Apart from a handful of Chinese diplomats, there are hardly any foreigners left in North Korea, so it is hard to know exactly what the circumstances are like on the ground. But it does not take a genius to guess how desperate things really are. As John Everard, a former British Ambassador to North Korea, recently told me: ‘quite how grim it is we don’t know, but there does seem to be a real risk of people actually succumbing to food shortages.’
What can the international community do to help avert a potentially catastrophic series of events? Dealing with North Korea can be very challenging, given how concerned the regime is with saving face and maintaining its own authority. In the past, the authorities in Pyongyang have demanded that foreign humanitarian workers don’t emphasise that their aid has come from abroad. This has often been a precondition for allowing UN staff and NGOs to work in the country. These (pathetic) demands should be met. Whilst some hawks express uneasiness at allowing the Kim clan to gain credit for food provisions, this should be a secondary concern to feeding those in grave need. Anyway, North Koreans aren’t stupid: they know that if a big bag of rice suddenly appears in their village, it hasn’t been magically conjured up by the central government – no matter what the propaganda may say.
We should also be looking at how we are enforcing the sanctions that are currently in place. A common opinion is that severe economic hardship is an opportunity to press harder for denuclearisation. But this is fanciful, and potentially dangerous, thinking.

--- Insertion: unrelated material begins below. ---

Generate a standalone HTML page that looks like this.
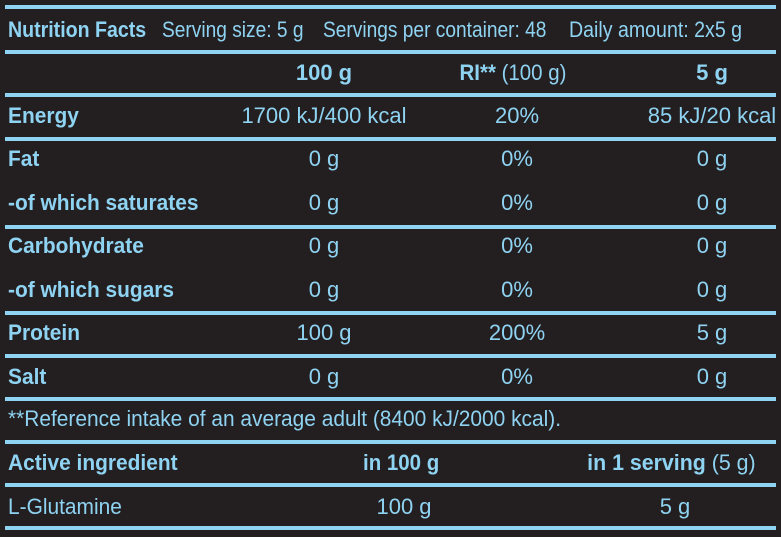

At this stage, despite the appalling economic situation, it is simply inconceivable that Kim would consider pausing or diminishing his nuclear programme. Not unreasonably, the regime – looking at the fate of people like Saddam and Gaddafi – views nukes as their sole means of survival. Besides, the testing of nuclear weapons is pretty much the only thing the regime has done ‘well’. The country’s nukes are frequently touted in propaganda as symbolic of Kim’s power and ingenuity. In this sense, they are the bedrock of his authority. If Kim is presented with a choice between feeding his people, and keeping his nukes, he will choose the nukes. Could we tolerate the consequences of this?
Whilst we shouldn’t be shy in maintaining economic pressure on North Korea, we cannot overreach. As in Afghanistan, there is a real risk that legitimate sanctions will only make the lives of some of the world’s poorest people even bleaker – and push them closer to the precipice. The United Nations Committee responsible for North Korean sanctions recently stated that ‘the sanctions imposed by the Security Council […] are not intended to bear a negative impact on the people of North Korea.’ It should therefore waste no time in granting exemptions and waivers for those trying to bring in essential supplies, or undertaking urgent relief. Frankly, when it comes to sanctions and economic pressure, the West should blink first.
The situation in North Korea must be given the attention it needs. We are facing a situation where millions of the world’s poorest and most oppressed are on the edge of famine. For now, all other considerations must be placed to one side. The priority must be getting food in the mouths of those wretched souls who have the misfortune of living in that bleak place.